Specifically, our review shows that National failed to submit any evidence of Ms. Englade's premium payment history related to her policy with National, which purportedly gave rise to its notice of cancellation of her policy due to non-payment of premium. See Direct Gen. Ins. Co., supra at 622-23 (reversing the trial court's grant of the insurer's motion for summary judgment as to its cancellation of an insurance policy for non-payment of premium, where the insurer failed to show that non-payment of the premium had occurred at the time the cancellation notice was sent to the insured); see cf. Diaz v. Lopez, 14-1041 (La.App. 4 Cir. 5/27/15), 171 So.3d 1036, 1038 (affirming the trial court's grant of the insurer's motion for summary judgment as to its cancellation of an insurance policy for non-payment of premium, where the insurer submitted, inter alia, an affidavit of its custodian of records averring that she reviewed the records of the insured's policy and confirmed the insured's non-payment of premiums prior to the cancellation notice, and that the insurer cancelled the policy on the cancellation date provided in the notice after no further payments were made by the insured following the mailing of the cancellation notice).

We find that National's notice of cancellation simply alleging "non-payment of premium" is insufficient to prove that non-payment of Ms.
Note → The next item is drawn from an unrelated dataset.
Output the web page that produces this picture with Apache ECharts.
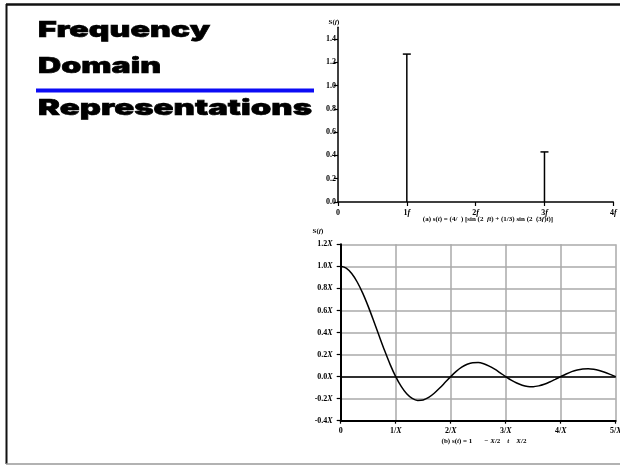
<!DOCTYPE html>
<html>
<head>
<meta charset="utf-8">
<script src="https://cdn.jsdelivr.net/npm/echarts@6/dist/echarts.min.js"></script>
<style>
html,body{margin:0;padding:0;background:#fff;}
#c{width:620px;height:465px;}
</style>
</head>
<body>
<div id="c"></div>
<script>
// ---- Data ----
// (a) spectrum: harmonic frequencies (multiples of f) and amplitudes
const specFreqs = [1, 3];
const specAmps = [1.27, 0.43];
const specXTicks = [0, 1, 2, 3, 4];
const specYTicks = [0, 0.2, 0.4, 0.6, 0.8, 1.0, 1.2, 1.4];

// (b) spectrum of rectangular pulse (x in units of 1/X, y in units of X)
const pulseX = [0,0.1,0.2,0.3,0.4,0.5,0.6,0.7,0.8,0.9,1.0,1.1,1.2,1.3,1.4,1.5,1.6,1.7,1.8,1.9,2.0,2.1,2.2,2.3,2.4,2.5,2.6,2.7,2.8,2.9,3.0,3.1,3.2,3.3,3.4,3.5,3.6,3.7,3.8,3.9,4.0,4.1,4.2,4.3,4.4,4.5,4.6,4.7,4.8,4.9,5.0];
const pulseY = [1.0,0.984,0.935,0.858,0.757,0.637,0.505,0.368,0.234,0.109,0.0,-0.089,-0.156,-0.198,-0.216,-0.212,-0.189,-0.151,-0.104,-0.052,0.0,0.047,0.085,0.112,0.126,0.127,0.116,0.095,0.067,0.034,0.0,-0.032,-0.058,-0.078,-0.089,-0.091,-0.084,-0.070,-0.049,-0.025,0.0,0.024,0.045,0.060,0.069,0.071,0.066,0.055,0.039,0.020,0.0];
const pulseXTicks = [0, 1, 2, 3, 4, 5];
const pulseYTicks = [-0.4, -0.2, 0.0, 0.2, 0.4, 0.6, 0.8, 1.0, 1.2];

const titleLines = ['Frequency', 'Domain', 'Representations'];
const captionA = ['(a) s(', 't', ') = (4/  ) [sin (2  ', 'ft', ') + (1/3) sin (2  (3', 'f', ')', 't', ')]'];
const captionB = ['(b) s(', 't', ') = 1       \u2212 ', 'X', '/2    ', 't', '    ', 'X', '/2'];

// ---- Styles ----
const SERIF = '"Liberation Serif","Times New Roman",serif';
const lab = {fontFamily: SERIF, fontWeight: 'bold', fontSize: 8, color: '#000'};
const labI = Object.assign({}, lab, {fontStyle: 'italic'});

function richText(parts) {
  return parts.map((p, i) => i % 2 === 0 ? '{n|' + p + '}' : '{i|' + p + '}').join('');
}

const chart = echarts.init(document.getElementById('c'), null, {renderer: 'canvas'});

const TITLE_FONT_FAMILY = 'Inter, "Liberation Sans", "DejaVu Sans", sans-serif';
const TITLE_SIZE = 22;
const titleFont = '900 ' + TITLE_SIZE + 'px ' + TITLE_FONT_FAMILY;
const mctx = document.createElement('canvas').getContext('2d');
mctx.font = titleFont;
const titleTargets = [173, 124, 275];
const titleY = [30.5, 66.5, 108.2];

const graphics = [];
graphics.push({type: 'line', shape: {x1: 6.5, y1: 4, x2: 6.5, y2: 464}, style: {stroke: '#111', lineWidth: 2}, z: 10});
graphics.push({type: 'line', shape: {x1: 6, y1: 4.5, x2: 620, y2: 4.5}, style: {stroke: '#111', lineWidth: 2.5}, z: 10});
graphics.push({type: 'line', shape: {x1: 6, y1: 464, x2: 620, y2: 464}, style: {stroke: '#999', lineWidth: 1.5}, z: 10});
graphics.push({type: 'line', shape: {x1: 36, y1: 90.5, x2: 314, y2: 90.5}, style: {stroke: '#0c0cf5', lineWidth: 4}, z: 10});
titleLines.forEach((t, i) => {
  const w = mctx.measureText(t).width;
  graphics.push({
    type: 'text', x: 38, y: titleY[i], scaleX: titleTargets[i] / (w + 0.6), z: 11,
    style: {text: t, font: titleFont, fill: '#000', stroke: '#000', lineWidth: 0.6,
            textAlign: 'left', textVerticalAlign: 'middle'}
  });
});
const smallRich = {n: {font: 'bold 7px ' + SERIF, fill: '#000'}, i: {font: 'italic bold 7px ' + SERIF, fill: '#000'}};
graphics.push({type: 'text', x: 334, y: 22.5, z: 11, style: {
  text: '{n|S(}{i|f}{n|)}', textAlign: 'center', textVerticalAlign: 'middle', rich: smallRich}});
graphics.push({type: 'text', x: 318, y: 231, z: 11, style: {
  text: '{n|S(}{i|f}{n|)}', textAlign: 'center', textVerticalAlign: 'middle', rich: smallRich}});
graphics.push({type: 'text', x: 488, y: 219, z: 11, style: {
  text: richText(captionA), textAlign: 'center', textVerticalAlign: 'middle', rich: smallRich}});
graphics.push({type: 'text', x: 484, y: 441.5, z: 11, style: {
  text: richText(captionB), textAlign: 'center', textVerticalAlign: 'middle', rich: smallRich}});

const option = {
  animation: false,
  backgroundColor: '#fff',
  grid: [
    {left: 338, right: 6.7, top: 27.3, bottom: 263, outerBoundsMode: 'none', containLabel: false},
    {left: 340.7, right: 4.3, top: 244.3, bottom: 44.3, outerBoundsMode: 'none', containLabel: false}
  ],
  xAxis: [
    {
      gridIndex: 0, type: 'value', min: 0, max: 4, interval: 1,
      axisLine: {onZero: false, lineStyle: {color: '#000', width: 1.5}},
      axisTick: {show: true, length: 4, lineStyle: {color: '#000', width: 1.2}},
      splitLine: {show: false},
      axisLabel: {
        margin: 7, customValues: specXTicks, hideOverlap: false,
        formatter: v => v === 0 ? '{n|0}' : '{n|' + v + '}{i|f}',
        rich: {n: lab, i: labI}
      }
    },
    {
      gridIndex: 1, type: 'value', min: 0, max: 5, interval: 1,
      axisLine: {onZero: false, lineStyle: {color: '#000', width: 2}},
      axisTick: {show: true, length: 3, lineStyle: {color: '#000', width: 1.2}},
      splitLine: {show: true, lineStyle: {color: '#aaa', width: 1.5}},
      axisLabel: {
        margin: 6, customValues: pulseXTicks, hideOverlap: false,
        formatter: v => v === 0 ? '{n|0}' : '{n|' + v + '/}{i|X}',
        rich: {n: lab, i: labI}
      }
    }
  ],
  yAxis: [
    {
      gridIndex: 0, type: 'value', min: 0, max: 1.5,
      axisLine: {show: true, lineStyle: {color: '#000', width: 1.5}},
      axisTick: {show: true, length: 4, customValues: specYTicks, lineStyle: {color: '#000', width: 1.2}},
      splitLine: {show: false},
      axisLabel: {
        margin: 2, customValues: specYTicks,
        formatter: v => v.toFixed(1),
        fontFamily: SERIF, fontWeight: 'bold', fontSize: 8, color: '#000'
      }
    },
    {
      gridIndex: 1, type: 'value', min: -0.4, max: 1.2, interval: 0.2,
      axisLine: {show: true, onZero: false, lineStyle: {color: '#000', width: 2}},
      axisTick: {show: true, length: 4, lineStyle: {color: '#000', width: 1.2}},
      splitLine: {show: true, lineStyle: {color: '#aaa', width: 1.5}},
      axisLabel: {
        margin: 8, customValues: pulseYTicks,
        formatter: v => '{n|' + v.toFixed(1) + '}{i|X}',
        rich: {n: lab, i: labI}
      }
    }
  ],
  series: [
    {
      type: 'custom', xAxisIndex: 0, yAxisIndex: 0,
      data: specFreqs.map((f, i) => [f, specAmps[i]]),
      renderItem: function (params, api) {
        const x = api.value(0), v = api.value(1);
        const p0 = api.coord([x, 0]);
        const p1 = api.coord([x, v]);
        return {type: 'group', children: [
          {type: 'line', shape: {x1: p0[0], y1: p0[1], x2: p1[0], y2: p1[1]}, style: {stroke: '#000', lineWidth: 1.5}},
          {type: 'line', shape: {x1: p1[0] - 4, y1: p1[1], x2: p1[0] + 4, y2: p1[1]}, style: {stroke: '#000', lineWidth: 1.5}}
        ]};
      }
    },
    {
      type: 'line', xAxisIndex: 1, yAxisIndex: 1,
      data: pulseX.map((x, i) => [x, pulseY[i]]),
      showSymbol: false, smooth: 0.3,
      lineStyle: {color: '#000', width: 1.5},
      markLine: {
        silent: true, symbol: 'none', label: {show: false},
        lineStyle: {color: '#000', width: 1.5, type: 'solid'},
        data: [{yAxis: 0}]
      },
      z: 5
    }
  ],
  graphic: graphics
};
chart.setOption(option);
</script>
</body>
</html>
Englade's premium occurred, prior to National's alleged cancellation of her policy. Without any evidence establishing that Ms. Englade actually failed to pay her premium(s), this Court cannot determine whether National's purported cancellation of Ms. Englade's policy was properly based upon her "non-payment of premium," as alleged in National's notice of cancellation.

Accordingly, we find that National has failed to meet its burden of proving that Ms. Englade's policy was properly cancelled prior to the date of the accident giving rise to Polanco's claim under the policy. Therefore, we reverse the trial court's October 23, 2014 judgment granting National's motion for summary judgment, and we remand the matter to the trial court for further proceedings.

REVERSED AND REMANDED

FootNotes


1. At the time of this Court's opinion in Direct Gen. Ins. Co., supra, La. R.S. 22:1266 was codified as La. R.S. 22:636.1. La. R.S. 22:636.1 was re-codified as La. R.S. 22:1266 by 2008 La. Acts, No. 415, § 1, effective January 1, 2009.